Dragon robes (袞龍袍, pinyin: gǔn lóng páo, hangul: 곤룡포) were the everyday dress of the emperors or kings of China (since the Tang dynasty), Korea (Goryeo and Joseon dynasties), Vietnam (Nguyễn dynasty) and the Ryukyu Kingdom.
Dragons first appeared on robes in the Tang dynasty (618–906 CE), and the Mongols were the first to codify their use as emblems on court robes. As a result, the subsequent Ming emperors shunned them on formal occasions. Though only royals could wear dragons, honoured officials could be granted the privilege of wearing "python robes" (蟒袍 or 蟒衣), which resembled dragons, only with four claws instead of five.
The Royal culture of Joseon influenced that of China. China referred to gonryongpos as hwangnyongpo (hangul: 황룡포; hanja: 黃龍袍), and Joseon called it gonryongpo, and each had a different color. The hwangryongpo of China was yellow, and the gonryongpo of Joseon was red.
There was normally a dragon embroidered in a circle on gonryongpos.
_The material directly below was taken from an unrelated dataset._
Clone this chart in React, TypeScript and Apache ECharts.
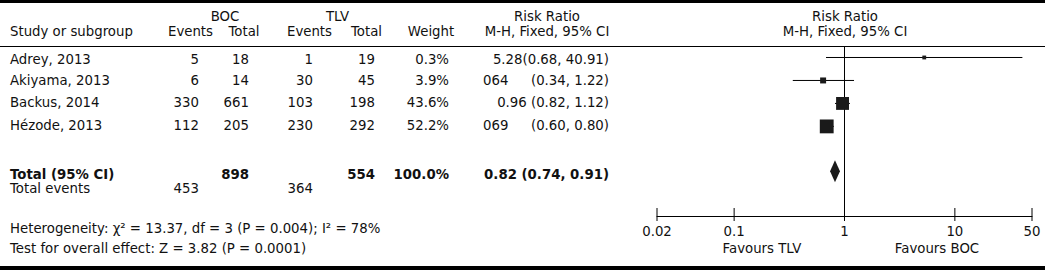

When a king or other member of the royal family wore a gonryongpo, they also wore an ikseongwan (익선관, 翼善冠)(a kind of hat), a jade belt, and mokhwa (목화, 木靴) shoes. During the winter months, a fabric of red silk was used, and gauze was used during the summer. Red indicated strong vitality.
Gonryongpos have different grades divided by their color and belt material and a Mandarin square reflecting the wearer's status. The king wore scarlet gonryongpos, and the crown prince and the eldest son of the crown prince wore dark blue ones. The belts were also divided into two kinds: jade and crystal. As for the circular, embroidered dragon design of the Mandarin square, the king wore an ohjoeryongbo (오조룡보, 五爪龍補)--a dragon with 5 toes—the crown prince wore a sajoeryongbo (사조룡보, 四爪龍補)--a dragon with 4 toes—and the eldest son of the crown prince wore a samjoeryongbo (삼조룡보, 三爪龍補)--a dragon with three toes.
Taejo of Joseon's Gonryongpo
Yeongjo of Joseon's Gonryongpo
Gojong of the Korean Empire's Gonryongpo
It is a casual dress worn by an emperor during an emperor Li or EongUyen dynasties.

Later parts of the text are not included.